Mi nieta Gina -de cuatro años- y su hermano Carlos -de año y medio- que viven en Tampico, pronto vendrán de nuevo a visitarnos. ¡Ojalá que lo hagan mucho antes de que la higuera de mi jardín deje de dar frutos! Cada vez que llegan a la casa de visita, piden con insistencia que abra la puerta del ropero y les enseñe mis juegos de magia, aquellos que adquirí hace ya mucho tiempo para entretener a mis nietos. De esa manera nos divertimos bastante, sobre todo al observar la cara de asombro que ponen cuando desaparezco la moneda entre mis manos, o cuando paso mis dedos sobre la esfera de cristal en donde se encuentra el mago Merlín.

Yo sé que más adelante, algún día, cuando pase el tiempo y sienta que mi atardecer se aproxima, seleccionaré a uno de mis nietos para entregárselos todos. Posiblemente escogeré al que más se interese por ellos y mejor los cuide.

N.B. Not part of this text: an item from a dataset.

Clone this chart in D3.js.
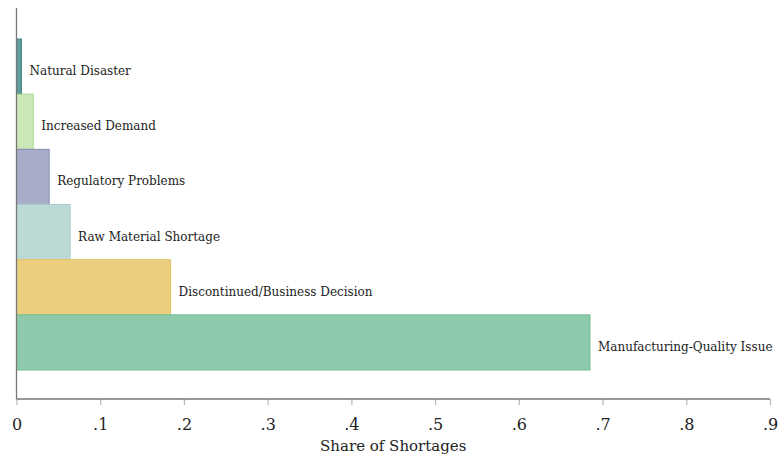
<!DOCTYPE html>
<html>
<head>
<meta charset="utf-8">
<script src="https://cdn.jsdelivr.net/npm/d3@7"></script>
<style>
  body { margin: 0; background: #fff; }
</style>
</head>
<body>
<div id="chart"></div>
<script>
var svgWidth = 778;
var svgHeight = 458;
var serif = "'DejaVu Serif', 'Liberation Serif', serif";

// data, top bar first
var causes = ["Natural Disaster", "Increased Demand", "Regulatory Problems",
  "Raw Material Shortage", "Discontinued/Business Decision", "Manufacturing-Quality Issue"];
var shares = [0.006, 0.020, 0.039, 0.064, 0.184, 0.685];
var fills = ["#5d9c9a", "#cde8b8", "#a9acc9", "#bcd9d5", "#ebce7e", "#8dcaac"];
var strokes = ["#4a8886", "#a9d88f", "#8589b2", "#a6cdc8", "#e3c162", "#72bc95"];
var xTicks = [0, .1, .2, .3, .4, .5, .6, .7, .8, .9];
var xTickLabels = ["0", ".1", ".2", ".3", ".4", ".5", ".6", ".7", ".8", ".9"];

var margin = { top: 8, left: 16.5, right: 8, bottom: 59 };
var width = svgWidth - margin.left - margin.right;
var height = svgHeight - margin.top - margin.bottom;

var svg = d3.select("#chart")
  .append("svg")
  .attr("width", svgWidth)
  .attr("height", svgHeight);

var chartGroup = svg.append("g")
  .attr("transform", `translate(${margin.left}, ${margin.top})`);

var x = d3.scaleLinear()
  .domain([0, .9])
  .range([0, 753.5]);

var y = d3.scaleBand()
  .domain(causes)
  .range([31, 362])
  .padding(0);

// bars
chartGroup.selectAll("rect.bar")
  .data(causes)
  .enter()
  .append("rect")
  .attr("class", "bar")
  .attr("x", 0)
  .attr("y", d => y(d))
  .attr("width", (d, i) => x(shares[i]))
  .attr("height", y.bandwidth())
  .attr("fill", (d, i) => fills[i])
  .attr("stroke", (d, i) => strokes[i])
  .attr("stroke-width", 1);

// bar labels
chartGroup.selectAll("text.lab")
  .data(causes)
  .enter()
  .append("text")
  .attr("class", "lab")
  .attr("x", (d, i) => x(shares[i]) + 8)
  .attr("y", d => y(d) + y.bandwidth() / 2 + 8.5)
  .style("font-family", serif)
  .style("font-size", "12px")
  .style("fill", "#222")
  .text(d => d);

// x axis
var bottomAxis = d3.axisBottom(x)
  .tickValues(xTicks)
  .tickFormat((d, i) => xTickLabels[i])
  .tickSize(6)
  .tickPadding(14);

var xAxisG = chartGroup.append("g")
  .attr("transform", `translate(0, ${height})`)
  .call(bottomAxis);

xAxisG.select(".domain").remove();
xAxisG.append("line")
  .attr("x1", 0).attr("x2", x(.9))
  .attr("stroke", "#777").attr("stroke-width", 1.3);
xAxisG.selectAll(".tick line").attr("stroke", "#bbb").attr("stroke-width", 1.3);
xAxisG.selectAll(".tick text")
  .style("font-family", serif)
  .style("font-size", "16px")
  .style("fill", "#222");

// y axis line
chartGroup.append("line")
  .attr("x1", 0).attr("x2", 0)
  .attr("y1", 0).attr("y2", height)
  .attr("stroke", "#777").attr("stroke-width", 1.3);

chartGroup.append("text")
  .attr("x", x(.45))
  .attr("y", height + 52)
  .attr("text-anchor", "middle")
  .style("font-family", serif)
  .style("font-size", "15px")
  .style("fill", "#222")
  .text("Share of Shortages");
</script>
</body>
</html>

Me siento muy contento de saber que mi nieta Gina, después de estudiar en el Colegio Americano de Tampico, de tomar clases de natación y de divertirse con sus amiguitas, acude al trabajo de sus padres para ayudarles un poco en lo que pueda.

Mi nieta Linda de dos años de edad y su hermano Gerardo -de tan solo tres meses- viven a siete cuadras de mi casa. La niña es la estudiante más pequeña inscrita en el Instituto Cumbres de Torreón que dirigen espiritualmente los sacerdotes que pertenecen a la orden de Los Legionarios de Cristo. Junto con sus compañeritas, Miss Lulú les enseña los colores, las figuras, las letras y los números... pero lo más importante de todo es que ella está aprendiendo a rezar.